In [1]:
% run utils.ipynb

In [2]:
import json

In [3]:
ety = pd.read_csv('../data/etymwn.tsv', sep='\t', header=None)
ety.columns = ['src', 'rel', 'to']

ety = ety.assign(
    src_lang=ety.src.apply(lambda x: x.split(':')[0].strip()),
    src_word=ety.src.apply(lambda x: x.split(':')[1].strip()),
    to_lang=ety.to.apply(lambda x: x.split(':')[0].strip()),
    to_word=ety.to.apply(lambda x: x.split(':')[1].strip()),
)

ety.head()

Unnamed: 0,src,rel,to,src_lang,src_word,to_lang,to_word
0,aaq: Pawanobskewi,rel:etymological_origin_of,eng: Penobscot,aaq,Pawanobskewi,eng,Penobscot
1,aaq: senabe,rel:etymological_origin_of,eng: sannup,aaq,senabe,eng,sannup
2,abe: waniigan,rel:etymological_origin_of,eng: wangan,abe,waniigan,eng,wangan
3,abe: waniigan,rel:etymological_origin_of,eng: wannigan,abe,waniigan,eng,wannigan
4,abs: beta,rel:etymological_origin_of,zsm: beta,abs,beta,zsm,beta


In [31]:
langs = ety.src_lang.unique()
langs.sort()
langs.shape

(397,)

In [17]:
words = ety.src_word.unique()
words.sort()
words = set(words)
len(words)

2743415

In [28]:
word_lang = {}

for i, row in tqdm(ety.iterrows()):
    w = row.src_word.lower()
    if w not in word_lang:
        word_lang[w] = []
    if row.src_lang not in word_lang[w]:
        word_lang[w].append(row.src_lang)

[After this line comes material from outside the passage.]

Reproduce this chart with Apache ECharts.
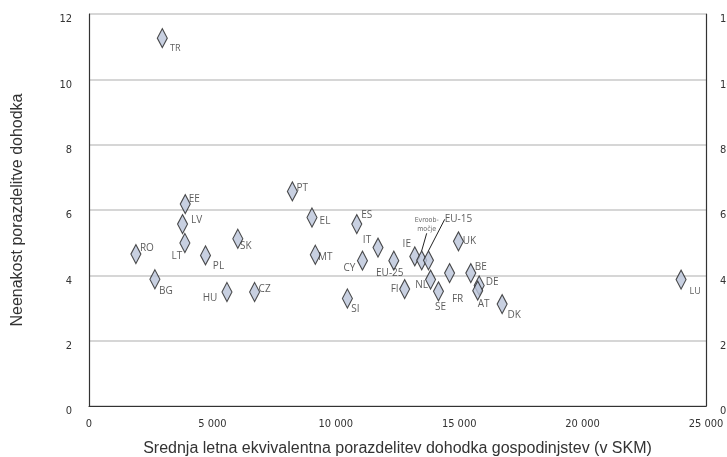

6031431it [09:05, 11062.54it/s]


In [45]:
with open('../data/word_lang.json', 'w') as f:
    json.dump(word_lang, f, ensure_ascii=False)

In [73]:
network_to = {}

for l in tqdm(langs):
    cnt = ety[ety.src_lang == l].groupby('to_lang').to_lang.count()
    network_to[l] = list(zip(cnt.index, map(int, cnt.values)))

100%|██████████| 397/397 [03:12<00:00,  2.06it/s]


In [75]:
with open('../data/network_to.json', 'w') as f:
    json.dump(network_to, f, ensure_ascii=False)

In [76]:
network_from = {}

for l in tqdm(langs):
    cnt = ety[ety.to_lang == l].groupby('src_lang').src_lang.count()
    network_from[l] = list(zip(cnt.index, map(int, cnt.values)))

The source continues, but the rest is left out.